Video ini membahas vonis terhadap Tom Lembong dalam kasus korupsi impor gula, yang menurut Prof. Mahfud MD penuh kejanggalan. Diskusi meliputi konsep niat jahat (mens rea) dalam hukum pidana, perbedaan antara norma dan ide dalam hukum, serta pentingnya kualitas pendidikan hukum. Selain itu, dibahas pula fenomena pemimpin populer di era internet yang dapat memicu polarisasi dan pentingnya kesadaran moral dalam berdemokrasi.

  • Vonis Tom Lembong dianggap salah karena kurangnya bukti niat jahat dan perhitungan kerugian negara yang tidak tepat.
  • Pendidikan hukum yang kuat sangat penting untuk menghasilkan hakim yang adil dan bijaksana.
  • Era internet melahirkan pemimpin populer yang dapat memicu polarisasi, sehingga kesadaran moral menjadi kunci dalam berdemokrasi.

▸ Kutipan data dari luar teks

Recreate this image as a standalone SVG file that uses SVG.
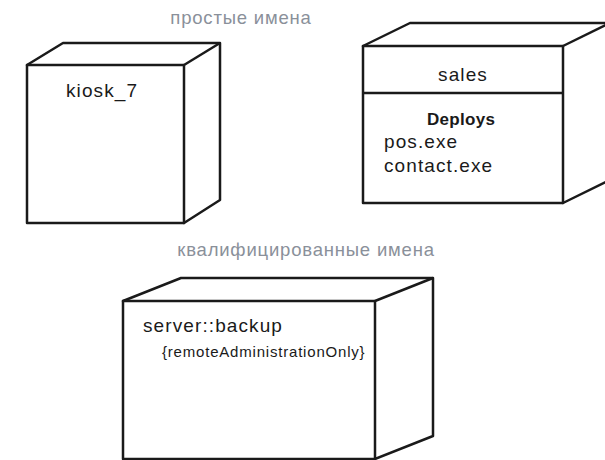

Kasus Tom Lembong dan Reaksi Masyarakat

Setelah vonis dibacakan terhadap Tom Lembong, masyarakat menjadi heboh dan perbincangan tentang keadilan untuk Tom Lembong beredar luas karena merasa tidak puas. Video lama yang menampilkan Prof. Mahfud MD yang menyatakan kasus hukumnya sudah jelas kembali beredar, namun kini Prof. Mahfud menyatakan ada banyak kejanggalan. Rhenald Kasali menyatakan bahwa keputusan hakim salah karena belum inkrah dan rasa keadilan terancam jika pengadilan bekerja seperti itu.

Pendapat Prof. Mahfud MD tentang Kasus Tom Lembong

Prof. Mahfud MD menjelaskan bahwa pada awalnya kasus Tom Lembong memenuhi syarat korupsi secara legal formal karena diduga memperkaya orang lain dan merugikan keuangan negara. Namun, untuk bisa dihukum, harus dibuktikan adanya niat jahat (mens rea). Dalam kasus Tom Lembong, niat jahat ini tidak terbukti karena ia menjalankan perintah atasan dan ada rapat koordinasi resmi terkait kebijakan tersebut.

Niat Jahat (Mens Rea) dalam Hukum Pidana

Prof. Mahfud menjelaskan bahwa niat jahat (mens rea) memiliki empat ukuran: maksud untuk mengambil keuntungan, tahu bahwa tindakan itu merugikan dan tidak benar, ceroboh, dan lalai. Dalam kasus Tom Lembong, tidak ada satu pun dari keempat unsur ini yang terpenuhi. Saksi-saksi yang dipanggil justru menguatkan posisinya, sementara saksi yang memberatkan tidak hadir.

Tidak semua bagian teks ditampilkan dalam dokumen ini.